GIVEN PROBLEM :: Print, word for word, every line from the beginning of the listing up to and including the line with "limite = [1000] * 30". Pictures are to be excluded.

** Begin DATA EXTRACT **

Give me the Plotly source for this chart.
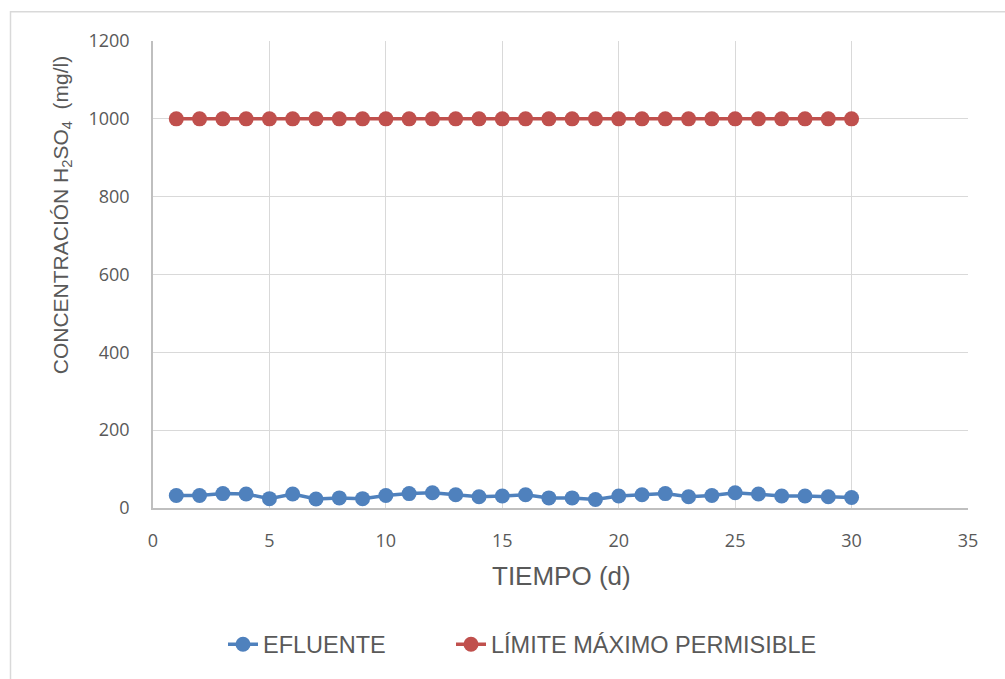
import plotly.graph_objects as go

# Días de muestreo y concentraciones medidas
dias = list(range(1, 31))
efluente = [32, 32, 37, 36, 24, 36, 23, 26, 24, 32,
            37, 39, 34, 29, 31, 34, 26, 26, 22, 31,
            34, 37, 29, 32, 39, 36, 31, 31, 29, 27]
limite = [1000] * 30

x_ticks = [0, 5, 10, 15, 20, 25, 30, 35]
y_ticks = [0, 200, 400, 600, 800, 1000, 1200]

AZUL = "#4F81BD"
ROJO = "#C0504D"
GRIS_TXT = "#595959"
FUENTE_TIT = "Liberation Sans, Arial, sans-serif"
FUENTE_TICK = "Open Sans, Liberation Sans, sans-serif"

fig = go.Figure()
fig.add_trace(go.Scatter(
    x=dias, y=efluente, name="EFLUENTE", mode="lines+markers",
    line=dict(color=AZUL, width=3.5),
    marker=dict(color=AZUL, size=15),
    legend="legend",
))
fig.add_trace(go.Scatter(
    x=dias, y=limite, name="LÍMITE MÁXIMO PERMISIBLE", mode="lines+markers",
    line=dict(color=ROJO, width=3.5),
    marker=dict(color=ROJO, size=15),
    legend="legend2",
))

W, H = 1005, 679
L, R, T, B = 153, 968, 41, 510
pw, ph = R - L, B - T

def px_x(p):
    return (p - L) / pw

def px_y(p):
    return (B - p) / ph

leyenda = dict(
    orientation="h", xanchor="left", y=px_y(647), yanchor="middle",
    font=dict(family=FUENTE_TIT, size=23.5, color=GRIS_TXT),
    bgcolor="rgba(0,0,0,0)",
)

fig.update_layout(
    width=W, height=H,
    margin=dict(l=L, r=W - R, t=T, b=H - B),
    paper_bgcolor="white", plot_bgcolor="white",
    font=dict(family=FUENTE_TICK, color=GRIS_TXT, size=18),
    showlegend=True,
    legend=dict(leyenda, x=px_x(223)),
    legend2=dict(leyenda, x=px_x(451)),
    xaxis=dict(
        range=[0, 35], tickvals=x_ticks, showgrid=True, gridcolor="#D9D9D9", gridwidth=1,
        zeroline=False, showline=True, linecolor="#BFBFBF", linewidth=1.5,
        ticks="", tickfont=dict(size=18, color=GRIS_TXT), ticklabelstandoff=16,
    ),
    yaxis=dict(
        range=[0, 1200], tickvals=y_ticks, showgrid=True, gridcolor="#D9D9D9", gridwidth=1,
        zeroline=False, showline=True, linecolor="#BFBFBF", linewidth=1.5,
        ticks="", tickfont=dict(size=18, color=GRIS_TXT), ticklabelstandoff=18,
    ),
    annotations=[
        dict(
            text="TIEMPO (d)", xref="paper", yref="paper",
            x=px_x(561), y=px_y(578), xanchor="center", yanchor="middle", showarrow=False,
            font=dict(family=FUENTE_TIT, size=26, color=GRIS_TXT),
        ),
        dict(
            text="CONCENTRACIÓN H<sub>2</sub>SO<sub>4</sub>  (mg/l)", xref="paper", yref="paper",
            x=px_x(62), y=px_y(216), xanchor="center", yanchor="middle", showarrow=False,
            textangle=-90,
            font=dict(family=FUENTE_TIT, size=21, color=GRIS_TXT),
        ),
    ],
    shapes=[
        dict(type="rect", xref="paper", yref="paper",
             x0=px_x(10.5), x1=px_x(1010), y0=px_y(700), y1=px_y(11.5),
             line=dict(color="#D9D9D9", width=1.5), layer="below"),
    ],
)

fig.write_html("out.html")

** End DATA EXTRACT **

TASK RESPONSE ::
Give me the Plotly source for this chart.
import plotly.graph_objects as go

# Días de muestreo y concentraciones medidas
dias = list(range(1, 31))
efluente = [32, 32, 37, 36, 24, 36, 23, 26, 24, 32,
            37, 39, 34, 29, 31, 34, 26, 26, 22, 31,
            34, 37, 29, 32, 39, 36, 31, 31, 29, 27]
limite = [1000] * 30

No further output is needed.